Washington menjatuhkan sanksi kepada pemerintahan Afghanistan yang baru, membekukan aset-aset bank sentral Afghanistan senilai miliaran dolar AS, dan oleh karenanya menjerumuskan negara tersebut ke dalam krisis ekonomi.
Kabul, Afghanistan (Xinhua/Indonesia Window) – Setelah seharian dagangannya sepi pembeli, Mohammadajan, seorang pedagang kaki lima di Kabul, ibu kota Afghanistan, menggunakan kesempatan terakhir sebelum matahari terbenam untuk berteriak menjajakan sayuran dagangannya kepada para pembeli, yang jumlahnya jarang.
Pada 15 Agustus 2021, pasukan Taliban memasuki Kabul dan mengambil alih kekuasaan setelah pasukan yang dipimpin Amerika Serikat (AS) ditarik mundur dari Afghanistan.
Untuk merayakan tiga tahun mundurnya pasukan yang dipimpin AS tersebut dari Afghanistan, jalan-jalan dan gedung-gedung di Kabul dihiasi dengan bendera dan slogan di dinding yang berbunyi ‘Selamat untuk kebebasan’ dan ‘Bangsa Afghanistan mengalahkan Amerika’.
“Hari itu (tiga tahun yang lalu), saya mendengar Taliban akan memasuki kota, dan melalui jendela, saya melihat orang-orang di jalan berlarian pulang dengan panik,” kenang Mohammadajan.
Namun, Mohammadajan segera menyadari bahwa segala sesuatunya tidak berkembang ke arah yang buruk, dan Afghanistan akhirnya memasuki masa yang relatif damai selama tiga tahun.
“Situasi keamanan di sini telah membaik 100 persen, dan jumlah pengemis serta pencuri di jalanan juga berkurang secara bertahap,” katanya kepada Xinhua.
Menurut Indeks Terorisme Global, angka kematian akibat teror turun sebanyak 519 orang di Afghanistan pada 2023, membaik 81 persen. Ini merupakan tahun pertama bagi Afghanistan sejak 2019 untuk tidak lagi menjadi negara yang paling terdampak terorisme.

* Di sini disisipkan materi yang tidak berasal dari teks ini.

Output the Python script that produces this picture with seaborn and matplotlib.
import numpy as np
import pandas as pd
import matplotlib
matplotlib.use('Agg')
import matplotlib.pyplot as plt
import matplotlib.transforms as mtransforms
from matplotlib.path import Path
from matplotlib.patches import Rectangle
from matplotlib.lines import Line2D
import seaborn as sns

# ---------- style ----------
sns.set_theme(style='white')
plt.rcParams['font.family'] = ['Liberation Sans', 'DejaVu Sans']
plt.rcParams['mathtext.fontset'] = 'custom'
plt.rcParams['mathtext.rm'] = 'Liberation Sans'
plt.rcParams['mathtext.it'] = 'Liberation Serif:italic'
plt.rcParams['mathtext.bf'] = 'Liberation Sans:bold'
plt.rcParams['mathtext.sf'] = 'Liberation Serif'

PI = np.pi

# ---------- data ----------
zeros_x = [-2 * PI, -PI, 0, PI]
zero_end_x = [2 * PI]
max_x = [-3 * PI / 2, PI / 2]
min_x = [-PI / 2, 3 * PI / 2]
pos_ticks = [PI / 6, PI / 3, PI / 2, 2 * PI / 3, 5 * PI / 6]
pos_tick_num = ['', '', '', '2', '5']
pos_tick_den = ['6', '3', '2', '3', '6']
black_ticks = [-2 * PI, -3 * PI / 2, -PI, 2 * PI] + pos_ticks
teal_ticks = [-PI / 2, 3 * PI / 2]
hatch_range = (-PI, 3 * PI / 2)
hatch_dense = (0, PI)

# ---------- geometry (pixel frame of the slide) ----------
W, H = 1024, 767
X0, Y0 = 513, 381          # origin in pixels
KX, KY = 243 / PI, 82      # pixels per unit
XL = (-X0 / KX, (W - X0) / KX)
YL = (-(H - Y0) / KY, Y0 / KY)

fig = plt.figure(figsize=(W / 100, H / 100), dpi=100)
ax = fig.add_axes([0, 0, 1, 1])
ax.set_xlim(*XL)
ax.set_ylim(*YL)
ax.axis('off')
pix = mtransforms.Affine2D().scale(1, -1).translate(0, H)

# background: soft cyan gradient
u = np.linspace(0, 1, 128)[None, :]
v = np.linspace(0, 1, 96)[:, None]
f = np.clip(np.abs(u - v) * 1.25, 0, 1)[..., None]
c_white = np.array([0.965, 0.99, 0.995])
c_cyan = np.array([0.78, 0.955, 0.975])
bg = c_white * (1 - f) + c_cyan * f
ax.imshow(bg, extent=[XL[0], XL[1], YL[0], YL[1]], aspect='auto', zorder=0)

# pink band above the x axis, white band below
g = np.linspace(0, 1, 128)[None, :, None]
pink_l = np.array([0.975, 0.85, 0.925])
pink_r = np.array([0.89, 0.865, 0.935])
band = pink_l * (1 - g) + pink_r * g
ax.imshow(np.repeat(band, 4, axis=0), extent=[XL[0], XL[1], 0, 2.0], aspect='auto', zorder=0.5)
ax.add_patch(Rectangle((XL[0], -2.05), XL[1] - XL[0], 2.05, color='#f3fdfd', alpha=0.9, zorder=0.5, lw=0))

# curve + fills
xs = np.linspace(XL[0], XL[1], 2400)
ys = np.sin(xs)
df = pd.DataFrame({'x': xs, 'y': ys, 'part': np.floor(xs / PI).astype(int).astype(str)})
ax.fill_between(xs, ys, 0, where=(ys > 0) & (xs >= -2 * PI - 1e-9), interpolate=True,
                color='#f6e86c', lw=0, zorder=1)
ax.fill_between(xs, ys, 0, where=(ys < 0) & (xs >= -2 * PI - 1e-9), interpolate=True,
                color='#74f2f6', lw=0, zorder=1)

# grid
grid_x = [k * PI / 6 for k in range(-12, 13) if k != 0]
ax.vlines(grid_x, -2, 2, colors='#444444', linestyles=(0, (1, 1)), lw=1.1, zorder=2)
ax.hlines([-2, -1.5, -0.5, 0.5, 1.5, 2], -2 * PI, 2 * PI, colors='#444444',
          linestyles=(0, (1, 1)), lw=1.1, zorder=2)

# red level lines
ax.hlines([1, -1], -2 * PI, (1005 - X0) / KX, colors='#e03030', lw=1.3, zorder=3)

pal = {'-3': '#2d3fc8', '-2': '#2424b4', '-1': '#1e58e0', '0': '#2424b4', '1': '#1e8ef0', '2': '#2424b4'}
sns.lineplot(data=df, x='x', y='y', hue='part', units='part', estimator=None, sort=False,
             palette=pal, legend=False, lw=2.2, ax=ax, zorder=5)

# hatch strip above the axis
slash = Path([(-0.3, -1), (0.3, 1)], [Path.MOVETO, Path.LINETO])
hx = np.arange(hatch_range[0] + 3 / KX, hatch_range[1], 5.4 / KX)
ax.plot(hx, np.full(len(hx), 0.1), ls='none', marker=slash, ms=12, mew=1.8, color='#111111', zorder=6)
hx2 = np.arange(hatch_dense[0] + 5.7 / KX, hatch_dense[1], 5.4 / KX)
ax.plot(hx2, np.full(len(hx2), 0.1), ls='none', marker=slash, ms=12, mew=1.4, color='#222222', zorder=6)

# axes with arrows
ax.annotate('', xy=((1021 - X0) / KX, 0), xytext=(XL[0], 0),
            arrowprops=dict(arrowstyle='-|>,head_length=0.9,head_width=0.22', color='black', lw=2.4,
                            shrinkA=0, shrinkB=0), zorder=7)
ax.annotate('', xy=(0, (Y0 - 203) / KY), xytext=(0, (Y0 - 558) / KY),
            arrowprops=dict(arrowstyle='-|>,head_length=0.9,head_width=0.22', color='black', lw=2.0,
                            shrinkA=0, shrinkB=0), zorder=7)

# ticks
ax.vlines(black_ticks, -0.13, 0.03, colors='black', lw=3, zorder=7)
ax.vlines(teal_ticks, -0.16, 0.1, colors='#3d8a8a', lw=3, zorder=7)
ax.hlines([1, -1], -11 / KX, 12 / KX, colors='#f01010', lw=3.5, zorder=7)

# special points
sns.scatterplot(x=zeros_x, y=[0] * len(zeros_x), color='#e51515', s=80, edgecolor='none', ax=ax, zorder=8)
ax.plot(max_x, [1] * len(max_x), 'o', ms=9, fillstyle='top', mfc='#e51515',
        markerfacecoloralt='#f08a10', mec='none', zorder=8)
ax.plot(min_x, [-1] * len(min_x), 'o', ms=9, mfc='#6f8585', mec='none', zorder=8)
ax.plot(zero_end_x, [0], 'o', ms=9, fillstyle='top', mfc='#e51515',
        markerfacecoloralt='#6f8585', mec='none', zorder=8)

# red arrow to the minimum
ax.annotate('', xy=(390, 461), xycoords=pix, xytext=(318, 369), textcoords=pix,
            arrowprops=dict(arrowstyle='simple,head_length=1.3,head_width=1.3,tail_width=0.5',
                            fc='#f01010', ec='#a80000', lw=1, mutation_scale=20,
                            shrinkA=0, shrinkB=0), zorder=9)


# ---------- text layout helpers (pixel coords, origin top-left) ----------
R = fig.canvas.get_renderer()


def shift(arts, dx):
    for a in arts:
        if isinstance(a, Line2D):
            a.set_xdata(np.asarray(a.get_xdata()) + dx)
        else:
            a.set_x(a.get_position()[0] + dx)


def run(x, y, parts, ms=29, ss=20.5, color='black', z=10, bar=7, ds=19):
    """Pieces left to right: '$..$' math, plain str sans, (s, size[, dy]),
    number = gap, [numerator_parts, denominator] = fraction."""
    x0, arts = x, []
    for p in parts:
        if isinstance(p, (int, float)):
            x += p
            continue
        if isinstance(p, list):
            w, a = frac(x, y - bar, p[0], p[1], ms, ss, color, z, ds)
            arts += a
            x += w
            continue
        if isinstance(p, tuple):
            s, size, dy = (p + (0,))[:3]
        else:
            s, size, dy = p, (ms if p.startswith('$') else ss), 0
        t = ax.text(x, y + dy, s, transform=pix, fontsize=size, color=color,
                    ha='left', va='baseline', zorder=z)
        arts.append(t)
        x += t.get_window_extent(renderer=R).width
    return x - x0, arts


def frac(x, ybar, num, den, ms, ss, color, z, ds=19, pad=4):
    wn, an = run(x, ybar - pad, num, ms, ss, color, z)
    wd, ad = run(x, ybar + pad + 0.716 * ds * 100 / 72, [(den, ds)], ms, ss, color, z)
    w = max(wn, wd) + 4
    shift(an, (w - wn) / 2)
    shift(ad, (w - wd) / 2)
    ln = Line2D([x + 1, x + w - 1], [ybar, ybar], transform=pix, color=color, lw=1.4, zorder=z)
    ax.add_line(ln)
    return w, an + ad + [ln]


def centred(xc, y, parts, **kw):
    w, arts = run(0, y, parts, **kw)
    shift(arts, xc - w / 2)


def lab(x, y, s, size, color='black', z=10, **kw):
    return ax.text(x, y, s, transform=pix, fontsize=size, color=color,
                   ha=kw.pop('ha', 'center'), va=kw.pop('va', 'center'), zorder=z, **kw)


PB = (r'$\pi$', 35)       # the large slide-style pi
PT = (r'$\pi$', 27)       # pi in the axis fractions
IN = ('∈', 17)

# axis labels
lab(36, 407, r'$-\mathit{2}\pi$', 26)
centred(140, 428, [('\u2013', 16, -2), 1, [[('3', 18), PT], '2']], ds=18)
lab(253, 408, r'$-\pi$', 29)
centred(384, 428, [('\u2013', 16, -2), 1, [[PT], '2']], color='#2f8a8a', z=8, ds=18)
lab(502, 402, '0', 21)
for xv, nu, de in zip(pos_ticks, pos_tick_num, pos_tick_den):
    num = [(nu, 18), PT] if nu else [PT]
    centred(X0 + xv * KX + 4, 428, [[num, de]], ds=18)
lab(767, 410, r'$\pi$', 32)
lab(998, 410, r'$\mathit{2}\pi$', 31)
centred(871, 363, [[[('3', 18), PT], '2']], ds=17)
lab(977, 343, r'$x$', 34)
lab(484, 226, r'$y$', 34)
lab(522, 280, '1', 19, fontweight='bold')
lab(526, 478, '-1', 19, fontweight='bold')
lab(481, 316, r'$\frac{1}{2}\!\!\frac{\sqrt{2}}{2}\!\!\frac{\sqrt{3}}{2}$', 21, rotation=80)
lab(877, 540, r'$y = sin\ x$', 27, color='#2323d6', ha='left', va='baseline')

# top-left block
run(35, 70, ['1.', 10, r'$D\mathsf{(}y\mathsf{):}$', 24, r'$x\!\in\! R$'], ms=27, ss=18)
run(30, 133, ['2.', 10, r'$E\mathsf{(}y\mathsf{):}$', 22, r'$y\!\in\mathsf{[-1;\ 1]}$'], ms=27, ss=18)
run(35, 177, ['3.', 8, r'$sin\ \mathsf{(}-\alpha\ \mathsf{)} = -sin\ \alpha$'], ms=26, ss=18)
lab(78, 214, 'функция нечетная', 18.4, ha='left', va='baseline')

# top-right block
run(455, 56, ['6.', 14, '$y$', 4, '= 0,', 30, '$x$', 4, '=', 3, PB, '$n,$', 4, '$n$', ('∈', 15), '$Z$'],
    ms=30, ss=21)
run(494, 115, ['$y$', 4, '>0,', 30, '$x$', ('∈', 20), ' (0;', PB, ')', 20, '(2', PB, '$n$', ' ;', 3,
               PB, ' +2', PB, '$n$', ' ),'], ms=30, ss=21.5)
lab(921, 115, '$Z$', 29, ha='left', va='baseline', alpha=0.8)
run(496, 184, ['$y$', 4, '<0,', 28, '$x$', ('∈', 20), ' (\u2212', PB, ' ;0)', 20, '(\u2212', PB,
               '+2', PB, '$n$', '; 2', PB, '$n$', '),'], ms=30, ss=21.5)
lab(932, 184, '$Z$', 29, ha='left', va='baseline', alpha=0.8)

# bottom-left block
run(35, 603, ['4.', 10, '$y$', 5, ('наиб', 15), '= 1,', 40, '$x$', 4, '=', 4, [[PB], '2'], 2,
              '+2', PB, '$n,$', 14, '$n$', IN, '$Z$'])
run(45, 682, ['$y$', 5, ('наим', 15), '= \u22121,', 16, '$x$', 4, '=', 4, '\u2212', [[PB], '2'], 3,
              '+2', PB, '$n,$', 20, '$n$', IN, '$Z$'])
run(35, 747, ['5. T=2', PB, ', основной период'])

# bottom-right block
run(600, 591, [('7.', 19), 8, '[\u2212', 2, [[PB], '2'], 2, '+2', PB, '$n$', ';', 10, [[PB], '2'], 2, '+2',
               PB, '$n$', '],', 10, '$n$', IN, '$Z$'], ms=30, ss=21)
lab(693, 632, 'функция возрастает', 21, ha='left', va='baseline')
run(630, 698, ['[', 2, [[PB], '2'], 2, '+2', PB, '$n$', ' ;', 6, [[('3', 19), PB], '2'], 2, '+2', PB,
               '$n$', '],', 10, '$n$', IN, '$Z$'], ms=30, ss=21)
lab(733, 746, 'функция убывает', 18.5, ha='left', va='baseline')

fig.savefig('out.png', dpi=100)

“Keamanan telah membaik dibandingkan masa lalu,” ujar Hussain, seorang pemilik toko buah kering di Kabul. “Toko kami buka hingga pukul 00.00 tengah malam, dan tidak ada yang mengganggu kami.”
Meski situasi keamanan telah membaik secara signifikan, rakyat Afghanistan masih menghadapi berbagai tantangan ekonomi yang berat.

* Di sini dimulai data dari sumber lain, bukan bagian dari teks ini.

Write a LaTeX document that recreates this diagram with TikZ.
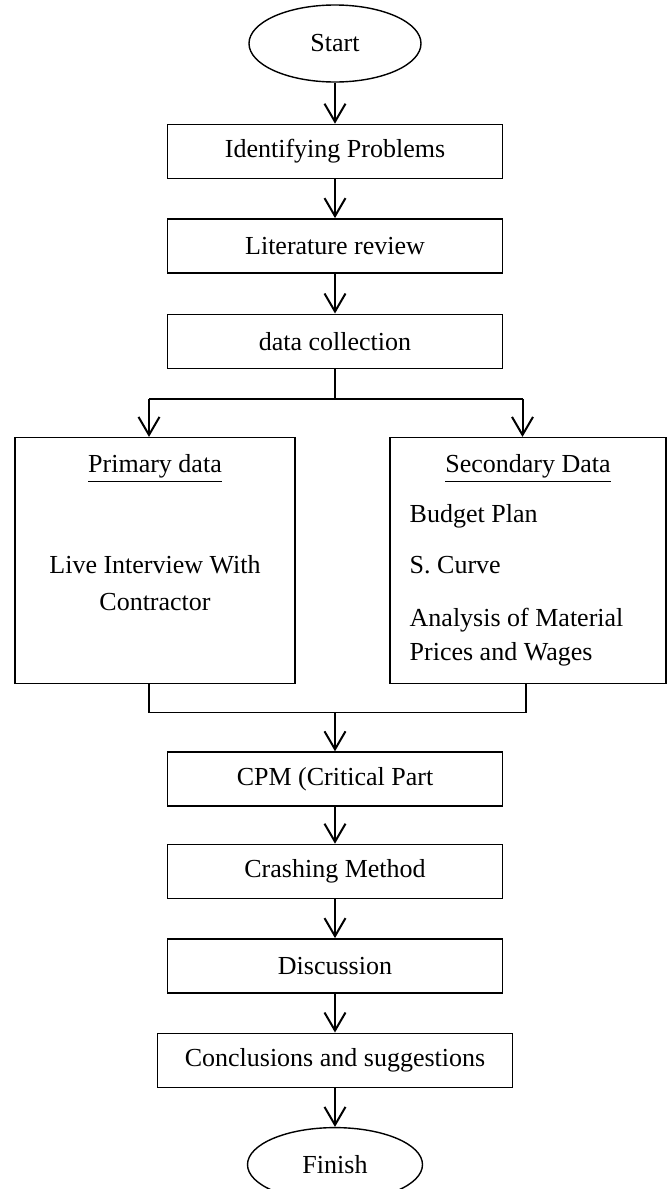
\documentclass[tikz,border=0pt]{standalone}
\usepackage{fontspec}
\setmainfont{Liberation Serif}
\usetikzlibrary{arrows.meta,positioning,shapes.geometric}

\begin{document}
\begin{tikzpicture}[>={Straight Barb[length=9pt,width=10.5pt]},font=\fontsize{13}{17.5}\selectfont,
box/.style={draw,line width=.7pt,minimum width=167.5pt,minimum height=27pt,inner sep=0pt},
term/.style={draw,ellipse,line width=.7pt,minimum width=86pt,minimum height=38.5pt,inner sep=0pt},
side/.style={draw,line width=.7pt,minimum height=123pt,inner sep=0pt},
txt/.style={inner sep=0pt},
arr/.style={->,line width=1pt},
ln/.style={line width=.8pt}]
\useasboundingbox (0,0) rectangle (334.5pt,-594.5pt);
\node[term] (start) at (167.5pt,-21.75pt) {Start};
\node[box,below=20.5pt of start] (ip) {Identifying Problems};
\node[box,below=19.5pt of ip] (lr) {Literature review};
\node[box,below=20pt of lr] (dc) {data collection};
\node[side,minimum width=140pt,below=34pt of dc,xshift=-90pt] (pri) {};
\node[side,minimum width=138pt,below=34pt of dc,xshift=96.5pt] (sec) {};
% text inside the two data boxes
\node[txt,anchor=base] (prih) at ([yshift=-18pt]pri.north) {\underline{Primary data}};
\node[txt,anchor=base] (liv) at ([yshift=-68.5pt]pri.north) {Live Interview With};
\node[txt,anchor=base] (con) at ([yshift=-87pt]pri.north) {Contractor};
\node[txt,anchor=base] (sech) at ([yshift=-18pt]sec.north) {\underline{Secondary Data}};
\node[txt,anchor=base west] (bp) at ([xshift=10pt,yshift=-43pt]sec.north west) {Budget Plan};
\node[txt,anchor=base west] (sc) at ([xshift=10pt,yshift=-68.5pt]sec.north west) {S. Curve};
\node[txt,anchor=base west] (am) at ([xshift=10pt,yshift=-95pt]sec.north west) {Analysis of Material};
\node[txt,anchor=base west] (pw) at ([xshift=10pt,yshift=-112pt]sec.north west) {Prices and Wages};
% split and merge
\coordinate[below=15pt of dc] (sp);
\coordinate (pl) at ([xshift=-3pt]pri.north);
\coordinate (pr) at ([xshift=-2.75pt]sec.north);
\coordinate (ql) at ([xshift=-3pt]pri.south);
\coordinate (qr) at ([xshift=-1pt]sec.south);
\coordinate[below=14pt of ql] (ml);
\coordinate (mc) at (ml -| dc);
\node[box,below=19.5pt of mc] (cpm) {CPM (Critical Part};
\node[box,below=18.5pt of cpm] (cm) {Crashing Method};
\node[box,below=19.5pt of cm] (ds) {Discussion};
\node[box,minimum width=177.5pt,below=19.5pt of ds] (cs) {Conclusions and suggestions};
\node[term,minimum width=87.5pt,minimum height=37pt,below=19.5pt of cs] (fin) {Finish};
\draw[arr] (start)--(ip);\draw[arr] (ip)--(lr);\draw[arr] (lr)--(dc);
\draw[ln] (dc)--(sp);\draw[ln] (pl |- sp)--(pr |- sp);
\draw[arr] (pl |- sp)--(pl);\draw[arr] (pr |- sp)--(pr);
\draw[ln] (ql)--(ml)--(ml -| qr)--(qr);
\draw[arr] (mc)--(cpm);\draw[arr] (cpm)--(cm);\draw[arr] (cm)--(ds);
\draw[arr] (ds)--(cs);\draw[arr] (cs)--(fin);
\end{tikzpicture}
\end{document}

Selama dua tahun terakhir, ekonomi Afghanistan ditandai dengan kemerosotan yang bergejolak, dengan kontraksi Produk Domestik Bruto (PDB) riil secara mengejutkan berada di angka 26 persen, sebut laporan yang dirilis oleh Bank Dunia pada April lalu.
Saat ini, omzet turun 50 persen, ungkap Hussain. “Selama tiga tahun terakhir, kami tidak mendapatkan keuntungan apa pun.”
Menurut Hussain, akibat kemerosotan ekonomi, daya beli masyarakat juga terus menurun dan harga-harga pun ikut turun.
“Sekarang kekerasan telah berkurang dan orang-orang merasa lega sampai batas tertentu,” sebut Najibullah Arman, seorang editor di sebuah organisasi berita. “Namun, kita tidak bisa mengabaikan rekonstruksi dan modernisasi, yang menjadi aspirasi rakyat Afghanistan.”
Menyusul penarikan militer AS, Washington menjatuhkan sanksi kepada pemerintahan Afghanistan yang baru, membekukan aset-aset bank sentral Afghanistan senilai miliaran dolar AS, dan oleh karenanya menjerumuskan negara tersebut ke dalam krisis ekonomi.
Menurut Arman, sanksi tersebut menyulitkan masuknya modal asing ke Afghanistan, yang berakibat pada tertundanya peluncuran proyek-proyek investasi berskala besar di Afghanistan.
“Bagaimana warga Afghanistan bisa hidup dengan sanksi-sanksi ini? Saya rasa ini tidak adil,” tutur Arman, seraya menambahkan bahwa perdamaian sangat sulit dicapai, dan kini, keinginan masyarakat awam adalah untuk mendapatkan pekerjaan dan hidup dengan tenang.